Direction
Take the lines of the data below from the very first through the line containing "5.76, 5.41, 5.0];" and output them exactly, pictures excluded.

BEGIN

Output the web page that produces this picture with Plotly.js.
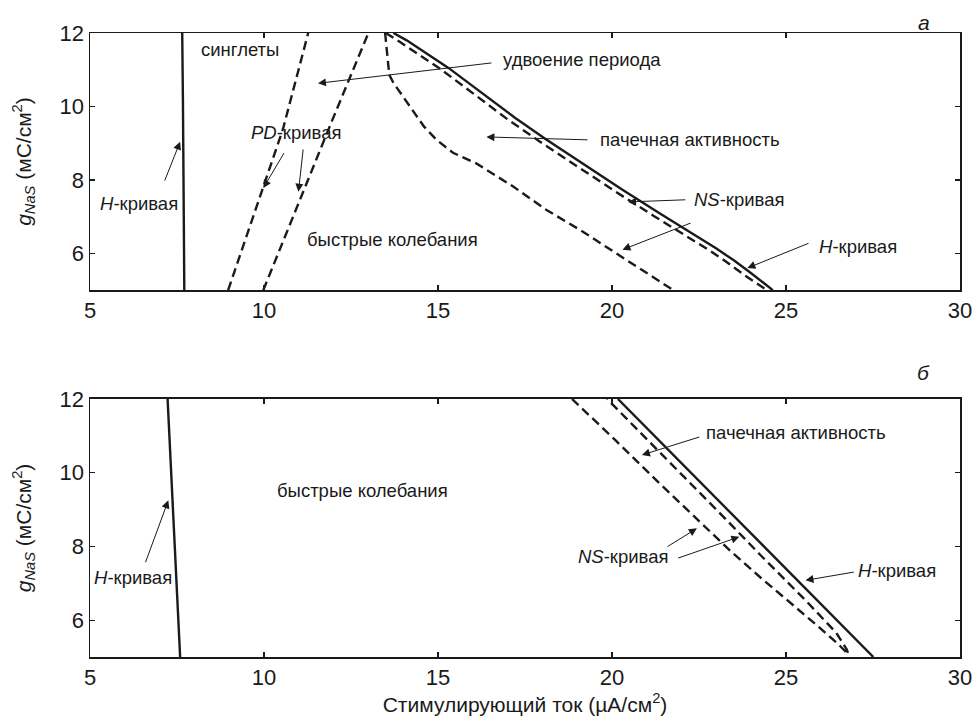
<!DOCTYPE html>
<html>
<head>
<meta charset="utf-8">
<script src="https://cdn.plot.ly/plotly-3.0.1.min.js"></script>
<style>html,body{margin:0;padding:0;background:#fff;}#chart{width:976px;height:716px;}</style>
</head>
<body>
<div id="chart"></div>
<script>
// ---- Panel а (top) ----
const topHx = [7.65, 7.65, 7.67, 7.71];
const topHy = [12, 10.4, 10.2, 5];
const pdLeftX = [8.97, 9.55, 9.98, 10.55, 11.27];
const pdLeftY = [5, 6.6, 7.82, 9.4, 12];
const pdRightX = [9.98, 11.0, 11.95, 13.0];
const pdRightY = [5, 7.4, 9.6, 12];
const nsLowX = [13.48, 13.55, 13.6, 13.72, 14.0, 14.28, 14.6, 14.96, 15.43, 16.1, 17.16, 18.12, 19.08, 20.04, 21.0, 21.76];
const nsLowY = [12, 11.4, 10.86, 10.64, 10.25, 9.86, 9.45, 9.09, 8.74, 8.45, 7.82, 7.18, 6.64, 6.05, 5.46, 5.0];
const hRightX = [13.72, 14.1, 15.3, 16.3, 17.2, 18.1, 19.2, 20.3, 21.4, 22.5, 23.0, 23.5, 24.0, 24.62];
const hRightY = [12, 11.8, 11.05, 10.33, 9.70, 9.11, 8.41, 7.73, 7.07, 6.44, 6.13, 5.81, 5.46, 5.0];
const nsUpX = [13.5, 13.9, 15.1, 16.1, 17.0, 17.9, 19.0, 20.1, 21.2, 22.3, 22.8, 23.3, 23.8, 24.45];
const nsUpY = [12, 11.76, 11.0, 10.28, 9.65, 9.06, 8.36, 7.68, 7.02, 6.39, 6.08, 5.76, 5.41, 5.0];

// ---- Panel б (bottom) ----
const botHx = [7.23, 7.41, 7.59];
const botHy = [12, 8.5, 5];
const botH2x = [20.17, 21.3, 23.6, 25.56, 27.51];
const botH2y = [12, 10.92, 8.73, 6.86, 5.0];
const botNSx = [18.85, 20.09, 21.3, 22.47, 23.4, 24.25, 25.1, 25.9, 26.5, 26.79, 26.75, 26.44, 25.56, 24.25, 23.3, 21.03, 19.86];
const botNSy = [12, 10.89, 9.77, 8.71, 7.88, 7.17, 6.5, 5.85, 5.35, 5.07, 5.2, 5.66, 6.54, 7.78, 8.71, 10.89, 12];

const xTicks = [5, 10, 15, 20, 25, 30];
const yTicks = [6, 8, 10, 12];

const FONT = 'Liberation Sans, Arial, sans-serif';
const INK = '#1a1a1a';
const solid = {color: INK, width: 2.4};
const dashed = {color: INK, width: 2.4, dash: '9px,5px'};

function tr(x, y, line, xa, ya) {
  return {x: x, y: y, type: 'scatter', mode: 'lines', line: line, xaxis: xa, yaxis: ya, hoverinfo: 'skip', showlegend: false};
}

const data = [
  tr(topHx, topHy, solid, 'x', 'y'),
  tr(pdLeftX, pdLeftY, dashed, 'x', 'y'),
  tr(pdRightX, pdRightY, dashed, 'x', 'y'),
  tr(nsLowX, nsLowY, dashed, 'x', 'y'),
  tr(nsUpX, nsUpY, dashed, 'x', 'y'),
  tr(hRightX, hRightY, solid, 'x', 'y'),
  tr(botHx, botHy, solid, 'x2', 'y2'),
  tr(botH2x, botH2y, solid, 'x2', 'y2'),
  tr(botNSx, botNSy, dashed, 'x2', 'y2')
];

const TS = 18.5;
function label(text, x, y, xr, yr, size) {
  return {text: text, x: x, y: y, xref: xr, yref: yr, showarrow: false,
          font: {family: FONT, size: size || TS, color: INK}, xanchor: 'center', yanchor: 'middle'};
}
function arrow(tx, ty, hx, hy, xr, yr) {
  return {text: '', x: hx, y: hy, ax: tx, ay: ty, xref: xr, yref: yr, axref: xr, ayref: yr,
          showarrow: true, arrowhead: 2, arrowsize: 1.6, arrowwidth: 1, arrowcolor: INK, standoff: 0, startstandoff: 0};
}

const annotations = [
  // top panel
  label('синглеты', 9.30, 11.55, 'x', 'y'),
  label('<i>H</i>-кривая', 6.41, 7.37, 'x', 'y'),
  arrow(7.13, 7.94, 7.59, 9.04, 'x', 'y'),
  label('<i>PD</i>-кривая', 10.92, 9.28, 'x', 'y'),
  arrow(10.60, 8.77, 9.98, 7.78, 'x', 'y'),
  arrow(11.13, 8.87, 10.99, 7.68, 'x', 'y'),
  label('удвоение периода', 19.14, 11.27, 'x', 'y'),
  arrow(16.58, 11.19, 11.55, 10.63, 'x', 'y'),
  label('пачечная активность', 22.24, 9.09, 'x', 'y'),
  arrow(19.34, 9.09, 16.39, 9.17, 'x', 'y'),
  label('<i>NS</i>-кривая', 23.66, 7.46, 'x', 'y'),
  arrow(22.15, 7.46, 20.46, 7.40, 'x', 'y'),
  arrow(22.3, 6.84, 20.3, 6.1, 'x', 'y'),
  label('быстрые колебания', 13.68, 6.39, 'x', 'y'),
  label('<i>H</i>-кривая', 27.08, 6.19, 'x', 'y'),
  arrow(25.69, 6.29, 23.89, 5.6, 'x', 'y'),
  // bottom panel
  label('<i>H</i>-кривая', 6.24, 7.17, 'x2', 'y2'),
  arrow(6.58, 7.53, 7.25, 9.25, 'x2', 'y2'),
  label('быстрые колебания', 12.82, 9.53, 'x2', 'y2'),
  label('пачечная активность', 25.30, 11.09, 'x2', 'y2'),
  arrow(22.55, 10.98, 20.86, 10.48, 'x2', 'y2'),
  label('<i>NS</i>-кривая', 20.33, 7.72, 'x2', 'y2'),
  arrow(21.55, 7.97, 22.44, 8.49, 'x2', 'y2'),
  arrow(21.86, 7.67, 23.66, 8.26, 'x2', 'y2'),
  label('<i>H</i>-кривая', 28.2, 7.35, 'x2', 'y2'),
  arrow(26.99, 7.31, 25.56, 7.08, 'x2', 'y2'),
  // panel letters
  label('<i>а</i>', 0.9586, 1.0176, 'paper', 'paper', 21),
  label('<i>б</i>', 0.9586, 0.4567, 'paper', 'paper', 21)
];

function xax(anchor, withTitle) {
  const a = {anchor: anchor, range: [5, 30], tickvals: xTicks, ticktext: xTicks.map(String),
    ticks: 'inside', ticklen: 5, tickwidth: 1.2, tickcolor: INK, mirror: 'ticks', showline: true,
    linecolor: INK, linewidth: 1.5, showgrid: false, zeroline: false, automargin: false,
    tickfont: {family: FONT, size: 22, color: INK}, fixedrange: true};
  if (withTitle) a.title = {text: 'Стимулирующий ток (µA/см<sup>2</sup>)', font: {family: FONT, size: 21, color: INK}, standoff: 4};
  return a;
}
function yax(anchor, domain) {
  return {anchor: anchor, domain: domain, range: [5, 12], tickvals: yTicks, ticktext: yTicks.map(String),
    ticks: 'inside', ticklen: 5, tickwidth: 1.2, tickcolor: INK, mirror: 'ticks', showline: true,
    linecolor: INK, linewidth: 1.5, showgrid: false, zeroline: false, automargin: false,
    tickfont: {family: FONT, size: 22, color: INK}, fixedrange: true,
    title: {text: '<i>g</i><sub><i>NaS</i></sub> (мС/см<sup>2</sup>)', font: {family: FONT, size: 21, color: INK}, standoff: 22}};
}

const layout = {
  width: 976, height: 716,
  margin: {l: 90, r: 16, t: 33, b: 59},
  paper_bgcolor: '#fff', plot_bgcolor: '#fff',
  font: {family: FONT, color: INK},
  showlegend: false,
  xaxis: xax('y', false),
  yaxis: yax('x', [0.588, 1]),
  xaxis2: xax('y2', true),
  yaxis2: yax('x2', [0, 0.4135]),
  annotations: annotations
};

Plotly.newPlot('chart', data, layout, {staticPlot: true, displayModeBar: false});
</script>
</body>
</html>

END

Reply
Output the web page that produces this picture with Plotly.js.
<!DOCTYPE html>
<html>
<head>
<meta charset="utf-8">
<script src="https://cdn.plot.ly/plotly-3.0.1.min.js"></script>
<style>html,body{margin:0;padding:0;background:#fff;}#chart{width:976px;height:716px;}</style>
</head>
<body>
<div id="chart"></div>
<script>
// ---- Panel а (top) ----
const topHx = [7.65, 7.65, 7.67, 7.71];
const topHy = [12, 10.4, 10.2, 5];
const pdLeftX = [8.97, 9.55, 9.98, 10.55, 11.27];
const pdLeftY = [5, 6.6, 7.82, 9.4, 12];
const pdRightX = [9.98, 11.0, 11.95, 13.0];
const pdRightY = [5, 7.4, 9.6, 12];
const nsLowX = [13.48, 13.55, 13.6, 13.72, 14.0, 14.28, 14.6, 14.96, 15.43, 16.1, 17.16, 18.12, 19.08, 20.04, 21.0, 21.76];
const nsLowY = [12, 11.4, 10.86, 10.64, 10.25, 9.86, 9.45, 9.09, 8.74, 8.45, 7.82, 7.18, 6.64, 6.05, 5.46, 5.0];
const hRightX = [13.72, 14.1, 15.3, 16.3, 17.2, 18.1, 19.2, 20.3, 21.4, 22.5, 23.0, 23.5, 24.0, 24.62];
const hRightY = [12, 11.8, 11.05, 10.33, 9.70, 9.11, 8.41, 7.73, 7.07, 6.44, 6.13, 5.81, 5.46, 5.0];
const nsUpX = [13.5, 13.9, 15.1, 16.1, 17.0, 17.9, 19.0, 20.1, 21.2, 22.3, 22.8, 23.3, 23.8, 24.45];
const nsUpY = [12, 11.76, 11.0, 10.28, 9.65, 9.06, 8.36, 7.68, 7.02, 6.39, 6.08, 5.76, 5.41, 5.0];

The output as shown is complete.